Potts e il suo team hanno consultato stakeholder, accademici ed esperti di diritti civili in tutto il mondo come parte del processo decisionale. Inoltre, al comitato di supervisione di Meta è stato chiesto di esprimersi su “come trattare i paragoni tra sionisti e criminali (ad esempio, ‘I sionisti sono criminali di guerra’)”, secondo Potts.

L’organizzazione internazionale World Jewish Congress, che ha lavorato a stretto contatto con Meta sulla sua politica, ha lodato l’annuncio.

Il presidente del WJC, Ronald S. Lauder, ha dichiarato in un comunicato stampa: “La decisione di Meta è un progresso necessario nella nostra lotta contro l’antisemitismo e l’odio online. Riconoscendo e affrontando l’uso improprio del termine ‘sionista’, Meta sta prendendo una posizione coraggiosa contro coloro che cercano di mascherare il loro odio verso gli ebrei”.

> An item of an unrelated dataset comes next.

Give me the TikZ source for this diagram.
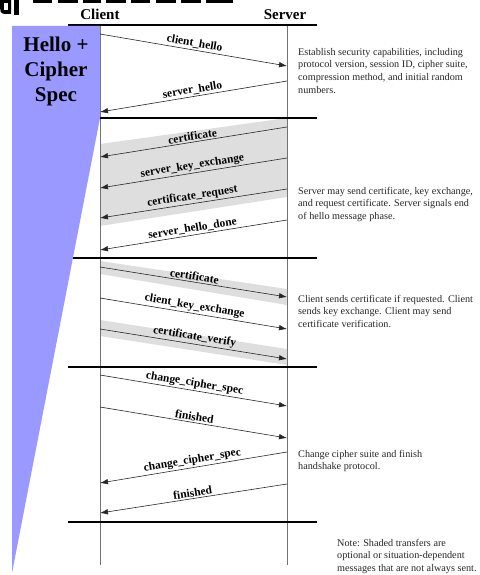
\documentclass[tikz,border=0pt]{standalone}
\usepackage{fontspec}
\setmainfont{Liberation Serif}
\usetikzlibrary{arrows.meta}
\begin{document}
\begin{tikzpicture}[x=1pt,y=-1pt,
  msg/.style={draw=black!85, line width=0.6pt, -{Latex[length=8pt,width=5.5pt]}},
  lbl/.style={font=\fontsize{11.5}{12}\selectfont\bfseries, inner sep=1.5pt, sloped, above, midway},
  desc/.style={font=\fontsize{10.2}{12.6}\selectfont, text=black!85, align=left, anchor=north west, inner sep=0pt},
  rulebar/.style={line width=2pt, black},
  life/.style={draw=black!55, line width=0.9pt},
  band/.style={fill=black!13, draw=none},
  hdr/.style={font=\fontsize{15}{15}\selectfont\bfseries, anchor=base, inner sep=0pt}
]
\useasboundingbox (0,0) rectangle (479,575);

% cut-off heading fragments at the top
\fill[black] (0,0) -- (11,0) -- (11,14) -- (5,14) .. controls (0,14) and (0,10) .. (0,7) -- cycle;
\fill[white] (4,3) rectangle (8,10);
\fill[black] (14,0) rectangle (19,15);
\foreach \a/\b in {33/52,58/78,83/101,106/126,131/150,156/176,181/201,206/233}
  \fill[black] (\a,0) rectangle (\b,3);

% coordinates
\coordinate (ct) at (100,25); \coordinate (cb) at (100,565);
\coordinate (st) at (287,25); \coordinate (sb) at (287,565);
\coordinate (c1) at (100,34);  \coordinate (s1) at (287,66);
\coordinate (s2) at (287,81);  \coordinate (c2) at (100,112);
\coordinate (s3) at (287,127); \coordinate (c3) at (100,157);
\coordinate (s4) at (287,158); \coordinate (c4) at (100,188);
\coordinate (s5) at (287,189); \coordinate (c5) at (100,218);
\coordinate (s6) at (287,220); \coordinate (c6) at (100,250);
\coordinate (c7) at (100,267); \coordinate (s7) at (287,297);
\coordinate (c8) at (100,298); \coordinate (s8) at (287,329);
\coordinate (c9) at (100,329); \coordinate (s9) at (287,359);
\coordinate (c10) at (100,375); \coordinate (s10) at (287,406);
\coordinate (c11) at (100,407); \coordinate (s11) at (287,438);
\coordinate (s12) at (287,452); \coordinate (c12) at (100,483);
\coordinate (s13) at (287,484); \coordinate (c13) at (100,513);

% shaded bands
\fill[band] (100,144) -- (287,118) -- (287,197) -- (100,226) -- cycle;
\fill[band] (100,261) -- (287,289) -- (287,305) -- (100,274) -- cycle;
\fill[band] (100,320) -- (287,349) -- (287,365) -- (100,336) -- cycle;

% lifelines
\draw[life] (ct) -- (cb);
\draw[life] (st) -- (sb);

% rules
\foreach \y in {25,118,258,367,522}
  \draw[rulebar] (68,\y) -- (317,\y);

% blue phase marker
\fill[fill={rgb,255:red,153;green,153;blue,255}] (12,26) -- (100,26) -- (100,118) -- (12,573) -- cycle;
\node[font=\fontsize{21}{25}\selectfont\bfseries, align=center, anchor=north, inner sep=0pt] (hello) at (56,37) {Hello +\\Cipher\\Spec};

% headers
\node[hdr] (client) at (100,20) {Client};
\node[hdr] (server) at (285,20) {Server};

% messages
\draw[msg] (c1) -- node[lbl] {client\_hello} (s1);
\draw[msg] (s2) -- node[lbl] {server\_hello} (c2);
\draw[msg] (s3) -- node[lbl] {certificate} (c3);
\draw[msg] (s4) -- node[lbl] {server\_key\_exchange} (c4);
\draw[msg] (s5) -- node[lbl] {certificate\_request} (c5);
\draw[msg] (s6) -- node[lbl] {server\_hello\_done} (c6);
\draw[msg] (c7) -- node[lbl] {certificate} (s7);
\draw[msg] (c8) -- node[lbl] {client\_key\_exchange} (s8);
\draw[msg] (c9) -- node[lbl] {certificate\_verify} (s9);
\draw[msg] (c10) -- node[lbl] {change\_cipher\_spec} (s10);
\draw[msg] (c11) -- node[lbl] {finished} (s11);
\draw[msg] (s12) -- node[lbl] {change\_cipher\_spec} (c12);
\draw[msg] (s13) -- node[lbl] {finished} (c13);

% descriptions
\node[desc] (d1) at (298,48) {Establish security capabilities, including\\protocol version, session ID, cipher suite,\\compression method, and initial random\\numbers.};
\node[desc] (d2) at (298,187) {Server may send certificate, key exchange,\\and request certificate. Server signals end\\of hello message phase.};
\node[desc] (d3) at (298,295) {Client sends certificate if requested. Client\\sends key exchange. Client may send\\certificate verification.};
\node[desc] (d4) at (298,450) {Change cipher suite and finish\\handshake protocol.};
\node[desc] (d5) at (337,539) {Note: Shaded transfers are\\optional or situation-dependent\\messages that are not always sent.};
\end{tikzpicture}
\end{document}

Nella sua dichiarazione, Meta ha riconosciuto le difficoltà di controllare le sue nuove regole. “Non c’è nulla che si avvicini a un consenso globale su ciò che le persone intendono quando usano il termine ‘sionista’”, ha dichiarato l’azienda.

Ma Meta rimuoverà i post quando il termine invita a fare del male fisico, disumanizza i sionisti paragonandoli ad animali o a “sporcizia” o suggerisce che i sionisti “governano il mondo o controllano i media””. La nuova politica è solo una delle modifiche che Meta ha dovuto apportare in seguito agli attacchi di Hamas del 7 ottobre e alla conseguente campagna militare di Israele a Gaza, che è ormai entrata nel suo nono mese.

Il 13 ottobre, meno di una settimana dopo l’attacco iniziale di Hamas, l’Oversight Board di Meta ha annunciato di aver selezionato due casi di ricorsi degli utenti relativi alla guerra tra Israele e Hamas per una revisione accelerata, nel tentativo di adeguare rapidamente le proprie politiche e la propria risposta all’ondata di contenuti sui social media che è esplosa mentre gli eventi del 7 ottobre erano ancora in corso e che ha continuato ad aumentare con il proseguire della guerra.

A dicembre, l’azienda ha annunciato che avrebbe rimosso tutti i contenuti che mostrano vittime identificabili al momento dell’attacco, sia israeliane che palestinesi.

Più di recente, Meta ha deciso il mese scorso di revocare il divieto assoluto di utilizzare la parola “Shahid”, a seguito di una revisione durata un anno da parte del comitato di supervisione dell’azienda. La mossa è stata elogiata da alcuni pro-islamisti, che sostengono che il termine abbia un significato più sfumato rispetto alla sua tradizionale associazione con la violenza.

I gruppi di difesa degli ebrei, invece, hanno criticato la mossa, sostenendo che la rimozione del divieto rappresenta un ulteriore passo avanti in quello che considerano l’atteggiamento permissivo di Meta nei confronti dei discorsi antisemiti sulle sue piattaforme di social media”, conclude Fink.

Non è una disputa semantica. E’ parte di una “guerra culturale” che oggi si combatte soprattutto sui social media.